Başka memleketlerde bu işler nasıl yürüyor?
Doğrusu insan merak ediyor.
*
Bilindiği kadarıyla hukuki bir yaptırım gücüne sahip olamasalar da kent konseyleri sadece kamuoyu baskısı ile yaptırım gücüne sahip olabiliyor.
Kamuoyunu arkasına alan kent konseyleri alınan ya da alınacak kararlarda etkili olabiliyor.
Kent yönetiminde buna;
Doğrudan değil, ‘dolaylı yaptırım’ deniliyor.
Dolaylı yaptırımın ötesinde bir yola daha dikkat çekiliyor.
Ancak bu yola girmek (!) günümüz şartlarında pek mümkün görünmüyor.
Zira bu yolun açılması için kent konseyleri ile belediyeler arasında ‘ilkeler sözleşmesi’ imzalanması gerekiyor.
Belediyeler ve kent konseyleri arasında fikir ayrılığı nedeniyle yaşanan sorunların ‘ilkeler sözleşmesi”’ ile aşılabileceği öne sürülüyor.
Sözleşme ile kent konseylerinin belediyelerden bağımsız bir şekilde çalışmalarını sürdürebilecekleri düşünülüyor.

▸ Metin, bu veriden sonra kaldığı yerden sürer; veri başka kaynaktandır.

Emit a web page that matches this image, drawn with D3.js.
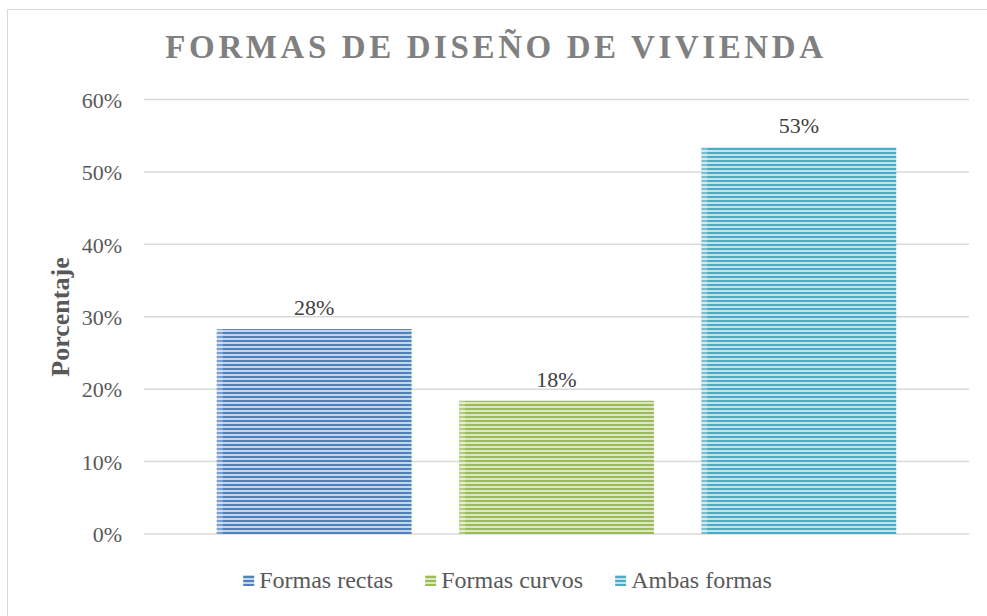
<!DOCTYPE html>
<html>
<head>
<meta charset="utf-8">
<script src="https://cdn.jsdelivr.net/npm/d3@7/dist/d3.min.js"></script>
<style>
  html, body { margin: 0; padding: 0; background: #fff; }
  svg { display: block; }
  svg text { font-family: "Liberation Serif", "Times New Roman", serif; }
</style>
</head>
<body>
<svg id="chart" width="987" height="616"></svg>
<script>
// Chart data
const categories = ["Formas rectas", "Formas curvos", "Ambas formas"];
const values = [0.283, 0.184, 0.534];
const tickValues = [0, 0.1, 0.2, 0.3, 0.4, 0.5, 0.6];
const darkColors = ["#4f81bd", "#9bbb59", "#4bacc6"];
const lightColors = ["#c5d5ea", "#dce8c4", "#c3e4ec"];
const titleText = "FORMAS DE DISEÑO DE VIVIENDA";
const yTitle = "Porcentaje";

const FONT = "Liberation Serif, Times New Roman, serif";
const svg = d3.select("#chart");
const W = 987, H = 616;

// outer frame
svg.append("rect")
  .attr("x", 7.5).attr("y", 9.5)
  .attr("width", W + 10).attr("height", H + 10)
  .attr("fill", "#fff").attr("stroke", "#d9d9d9").attr("stroke-width", 1);

// striped fills
const defs = svg.append("defs");
categories.forEach((c, i) => {
  const p = defs.append("pattern")
    .attr("id", "stripe" + i)
    .attr("patternUnits", "userSpaceOnUse")
    .attr("width", 8).attr("height", 4);
  p.append("rect").attr("width", 8).attr("height", 4).attr("fill", lightColors[i]);
  p.append("rect").attr("y", 0).attr("width", 8).attr("height", 2).attr("fill", darkColors[i]);
});

const gridLeft = 144, gridRight = 969;
const y = d3.scaleLinear().domain([0, 0.6]).range([534, 99.5]);
const x = d3.scaleBand()
  .domain(categories)
  .range([193, 920])
  .paddingInner(0.196)
  .paddingOuter(0.098);

// gridlines
svg.append("g")
  .selectAll("line")
  .data(tickValues)
  .join("line")
  .attr("x1", gridLeft).attr("x2", gridRight)
  .attr("y1", d => y(d)).attr("y2", d => y(d))
  .attr("stroke", "#d9d9d9").attr("stroke-width", 1.5);

// y axis labels
const yAxis = d3.axisLeft(y)
  .tickValues(tickValues)
  .tickFormat(d3.format(".0%"))
  .tickSize(0)
  .tickPadding(0);
const yg = svg.append("g")
  .attr("transform", "translate(122,0)")
  .call(yAxis);
yg.attr("font-family", FONT);
yg.select(".domain").remove();
yg.selectAll("text")
  .attr("font-family", FONT)
  .attr("font-size", 22)
  .attr("fill", "#595959")
  .attr("dy", "0.35em");

// bars
svg.append("g")
  .selectAll("rect")
  .data(values)
  .join("rect")
  .attr("x", (d, i) => x(categories[i]))
  .attr("width", x.bandwidth())
  .attr("y", d => y(d))
  .attr("height", d => y(0) - y(d))
  .attr("fill", (d, i) => `url(#stripe${i})`);

// soft left edge on each bar
svg.append("g")
  .selectAll("rect")
  .data(values)
  .join("rect")
  .attr("x", (d, i) => x(categories[i]))
  .attr("width", 6)
  .attr("y", d => y(d))
  .attr("height", d => y(0) - y(d))
  .attr("fill", "#ffffff")
  .attr("opacity", 0.25);

// value labels
const pct = d3.format(".0%");
svg.append("g")
  .selectAll("text")
  .data(values)
  .join("text")
  .attr("x", (d, i) => x(categories[i]) + x.bandwidth() / 2)
  .attr("y", d => y(d) - 14)
  .attr("text-anchor", "middle")
  .attr("font-family", FONT)
  .attr("font-size", 22)
  .attr("fill", "#404040")
  .text(d => pct(d));

// title
svg.append("text")
  .attr("x", 496).attr("y", 58)
  .attr("text-anchor", "middle")
  .attr("font-family", FONT)
  .attr("font-size", 33)
  .attr("font-weight", "bold")
  .attr("letter-spacing", 3.6)
  .attr("fill", "#808080")
  .text(titleText);

// y axis title
svg.append("text")
  .attr("transform", "translate(69,317) rotate(-90)")
  .attr("text-anchor", "middle")
  .attr("font-family", FONT)
  .attr("font-size", 26)
  .attr("font-weight", "bold")
  .attr("fill", "#595959")
  .text(yTitle);

// legend
const legend = svg.append("g");
const items = legend.selectAll("g")
  .data(categories)
  .join("g");
items.append("rect")
  .attr("width", 11).attr("height", 11)
  .attr("y", -13)
  .attr("fill", (d, i) => `url(#stripe${i})`);
items.append("text")
  .attr("x", 16)
  .attr("font-family", FONT)
  .attr("font-size", 24)
  .attr("fill", "#595959")
  .text(d => d);
let widths = [];
items.each(function () {
  widths.push(16 + d3.select(this).select("text").node().getComputedTextLength());
});
const gap = 32;
const total = d3.sum(widths) + gap * (widths.length - 1);
let cx = 507.5 - total / 2;
items.attr("transform", (d, i) => {
  const t = `translate(${cx},588)`;
  cx += widths[i] + gap;
  return t;
});
</script>
</body>
</html>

Sözleşmenin hukuken bağlayıcı bir yanı olmasa da (!)
Sözleşme; taraflar arasında meşru bir beklentinin temelini oluşturması açısından önemli görülüyor.
*
Kent konseylerinin ‘yasal ancak yetkisiz’ konumu uzun süredir tartışılıyor.

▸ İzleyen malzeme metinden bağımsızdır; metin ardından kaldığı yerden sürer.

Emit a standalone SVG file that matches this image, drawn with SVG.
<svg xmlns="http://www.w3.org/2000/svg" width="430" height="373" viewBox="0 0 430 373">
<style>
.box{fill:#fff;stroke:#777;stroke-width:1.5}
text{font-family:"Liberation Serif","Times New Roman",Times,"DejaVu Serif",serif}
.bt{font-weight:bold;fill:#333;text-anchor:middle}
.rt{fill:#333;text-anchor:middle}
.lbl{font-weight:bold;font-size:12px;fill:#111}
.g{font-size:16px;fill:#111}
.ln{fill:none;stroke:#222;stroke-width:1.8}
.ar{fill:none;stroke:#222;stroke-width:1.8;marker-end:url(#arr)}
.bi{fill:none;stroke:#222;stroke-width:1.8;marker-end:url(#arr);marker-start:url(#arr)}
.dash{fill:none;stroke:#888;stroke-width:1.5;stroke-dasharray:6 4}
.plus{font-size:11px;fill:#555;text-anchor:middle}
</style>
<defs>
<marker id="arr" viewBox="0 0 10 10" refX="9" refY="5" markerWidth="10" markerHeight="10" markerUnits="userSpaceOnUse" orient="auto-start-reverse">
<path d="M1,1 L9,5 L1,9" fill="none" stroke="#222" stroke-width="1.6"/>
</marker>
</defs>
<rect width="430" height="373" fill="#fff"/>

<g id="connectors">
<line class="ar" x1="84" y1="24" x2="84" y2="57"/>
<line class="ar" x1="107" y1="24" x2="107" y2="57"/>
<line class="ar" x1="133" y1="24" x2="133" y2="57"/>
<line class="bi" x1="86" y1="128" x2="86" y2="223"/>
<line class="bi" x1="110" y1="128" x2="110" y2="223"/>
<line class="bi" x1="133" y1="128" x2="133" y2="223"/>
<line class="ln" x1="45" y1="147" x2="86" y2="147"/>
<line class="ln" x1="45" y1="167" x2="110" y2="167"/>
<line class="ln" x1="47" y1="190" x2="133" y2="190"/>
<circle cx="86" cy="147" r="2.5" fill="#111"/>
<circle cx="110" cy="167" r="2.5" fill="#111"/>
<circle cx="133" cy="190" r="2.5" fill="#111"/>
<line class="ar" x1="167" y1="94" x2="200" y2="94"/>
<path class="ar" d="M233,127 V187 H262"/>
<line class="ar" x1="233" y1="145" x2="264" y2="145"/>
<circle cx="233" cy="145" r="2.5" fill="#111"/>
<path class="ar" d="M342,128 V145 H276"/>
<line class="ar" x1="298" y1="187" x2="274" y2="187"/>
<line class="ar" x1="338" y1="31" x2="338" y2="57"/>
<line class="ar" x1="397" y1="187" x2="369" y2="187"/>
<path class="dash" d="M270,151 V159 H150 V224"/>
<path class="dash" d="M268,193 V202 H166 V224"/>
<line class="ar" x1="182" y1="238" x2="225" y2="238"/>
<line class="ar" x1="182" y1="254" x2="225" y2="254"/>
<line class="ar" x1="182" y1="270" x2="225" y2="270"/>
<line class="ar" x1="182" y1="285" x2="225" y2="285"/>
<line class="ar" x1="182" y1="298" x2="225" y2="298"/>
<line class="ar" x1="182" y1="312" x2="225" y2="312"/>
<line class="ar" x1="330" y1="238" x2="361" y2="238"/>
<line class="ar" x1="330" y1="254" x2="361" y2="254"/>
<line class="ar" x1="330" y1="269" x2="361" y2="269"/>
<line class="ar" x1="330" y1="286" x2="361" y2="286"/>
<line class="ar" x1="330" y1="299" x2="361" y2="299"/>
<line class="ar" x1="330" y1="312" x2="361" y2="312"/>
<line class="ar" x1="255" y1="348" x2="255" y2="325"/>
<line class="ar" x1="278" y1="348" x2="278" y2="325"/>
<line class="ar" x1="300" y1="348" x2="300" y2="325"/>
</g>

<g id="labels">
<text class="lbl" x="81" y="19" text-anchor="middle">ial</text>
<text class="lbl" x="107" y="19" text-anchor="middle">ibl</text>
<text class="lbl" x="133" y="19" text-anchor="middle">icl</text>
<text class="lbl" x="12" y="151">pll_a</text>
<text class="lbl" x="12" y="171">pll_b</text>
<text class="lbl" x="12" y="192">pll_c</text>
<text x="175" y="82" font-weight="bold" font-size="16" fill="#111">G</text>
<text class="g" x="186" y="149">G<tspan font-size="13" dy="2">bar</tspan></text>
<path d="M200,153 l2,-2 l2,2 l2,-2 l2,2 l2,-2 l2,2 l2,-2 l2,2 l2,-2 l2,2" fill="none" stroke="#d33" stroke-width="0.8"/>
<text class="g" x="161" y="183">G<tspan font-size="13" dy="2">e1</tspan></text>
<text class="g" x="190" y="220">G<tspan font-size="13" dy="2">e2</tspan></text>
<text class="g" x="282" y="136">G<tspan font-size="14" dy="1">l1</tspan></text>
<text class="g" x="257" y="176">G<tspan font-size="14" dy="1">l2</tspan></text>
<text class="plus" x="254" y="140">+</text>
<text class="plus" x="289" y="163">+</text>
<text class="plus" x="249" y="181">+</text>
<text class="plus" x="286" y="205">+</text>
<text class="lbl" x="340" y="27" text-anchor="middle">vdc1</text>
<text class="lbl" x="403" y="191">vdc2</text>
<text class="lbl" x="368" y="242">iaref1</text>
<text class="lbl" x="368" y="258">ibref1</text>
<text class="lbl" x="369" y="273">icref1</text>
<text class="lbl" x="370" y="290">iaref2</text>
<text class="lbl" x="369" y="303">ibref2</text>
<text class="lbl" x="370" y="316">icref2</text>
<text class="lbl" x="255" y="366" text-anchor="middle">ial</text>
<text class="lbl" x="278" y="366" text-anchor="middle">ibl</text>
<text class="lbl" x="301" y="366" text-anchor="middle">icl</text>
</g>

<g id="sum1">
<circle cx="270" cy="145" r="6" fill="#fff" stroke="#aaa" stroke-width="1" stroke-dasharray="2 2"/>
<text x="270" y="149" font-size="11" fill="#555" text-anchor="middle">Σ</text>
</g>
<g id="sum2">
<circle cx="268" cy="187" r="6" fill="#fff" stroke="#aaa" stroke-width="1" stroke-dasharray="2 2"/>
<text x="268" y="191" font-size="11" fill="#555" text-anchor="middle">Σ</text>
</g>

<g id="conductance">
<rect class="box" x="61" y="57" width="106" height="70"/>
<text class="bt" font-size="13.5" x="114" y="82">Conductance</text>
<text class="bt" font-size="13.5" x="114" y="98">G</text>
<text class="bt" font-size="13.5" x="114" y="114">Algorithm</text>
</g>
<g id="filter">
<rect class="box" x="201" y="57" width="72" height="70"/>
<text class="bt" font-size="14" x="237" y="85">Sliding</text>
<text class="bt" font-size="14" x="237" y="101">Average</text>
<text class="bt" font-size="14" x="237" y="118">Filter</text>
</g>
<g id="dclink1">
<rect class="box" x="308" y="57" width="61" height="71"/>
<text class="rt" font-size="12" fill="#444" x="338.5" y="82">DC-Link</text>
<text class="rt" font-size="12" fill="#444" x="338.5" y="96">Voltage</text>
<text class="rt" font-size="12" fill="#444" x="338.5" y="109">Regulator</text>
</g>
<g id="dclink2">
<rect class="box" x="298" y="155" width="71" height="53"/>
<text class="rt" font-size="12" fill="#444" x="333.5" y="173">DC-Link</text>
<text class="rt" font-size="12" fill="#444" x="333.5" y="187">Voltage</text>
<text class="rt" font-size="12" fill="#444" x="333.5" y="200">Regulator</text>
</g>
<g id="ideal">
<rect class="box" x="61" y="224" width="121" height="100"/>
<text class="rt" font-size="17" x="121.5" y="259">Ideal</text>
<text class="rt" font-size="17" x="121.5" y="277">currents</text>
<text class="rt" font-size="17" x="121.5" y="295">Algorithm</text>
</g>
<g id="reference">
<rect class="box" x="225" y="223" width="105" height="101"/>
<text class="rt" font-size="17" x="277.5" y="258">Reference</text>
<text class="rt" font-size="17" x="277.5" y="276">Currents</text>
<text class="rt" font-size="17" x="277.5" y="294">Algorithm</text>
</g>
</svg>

Bu ilişkinin taraflarına yaşattığı sorun, bugünün sorunu değil.
Ancak bu konuda yapılan araştırmalar konseyler ile belediyeler arasında görüş ayrılığından kaynaklanan sorunların aşılması için kent konseylerinin kuruluşunun yerel seçim sonuçlarına göre yapılmaması gerektiği görüşünü ortaya koyuyor.

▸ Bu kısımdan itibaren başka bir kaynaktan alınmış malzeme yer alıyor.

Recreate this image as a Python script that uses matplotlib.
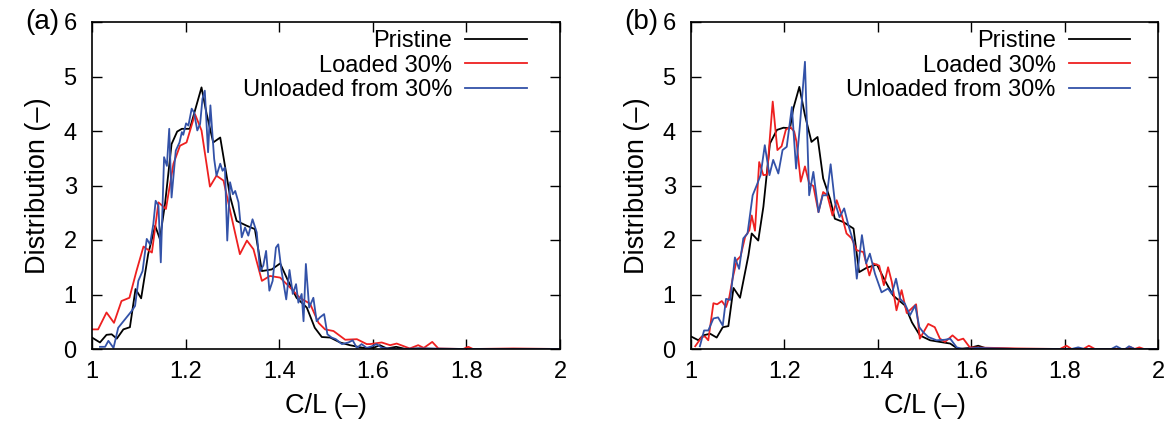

Konseylerin görev süreleri, siyasal ilişkileri, mevcut görev konularında belediye yönetimleriyle doğrudan ilişkili kişilerin, kent konseyi üyeliklerine ve görevlerine kısıtlamalar getirilmesi gerektiği görüşü savunuluyor.
Konsey-belediye ilişkisine yönelik yapılan araştırma sonuçlarında kent konseylerinin tamamen sivilleşmesi gerektiği vurgulanıyor.
Belediye başkanlarının, belediye yönetimlerinin önermesi ya da tavsiyesi ile oluşan konseylerin siyasallaştığının altı çiziliyor.
*
Yukarıda ifade ettik.
Kent konseyleri-belediyeler ilişkisindeki görüş ayrılıkları ve sorunlar bu günün sorunu değil.
Yerel Gündem 21 programıyla oluşturulan kent konseylerinin; katılımcı yerel demokrasinin tesis edilmesine, vatandaşların karar alma mekanizmalarına dâhil edilmesine imkân tanıyan yapısını hatırlamak ve hatırlatmak gerekiyor.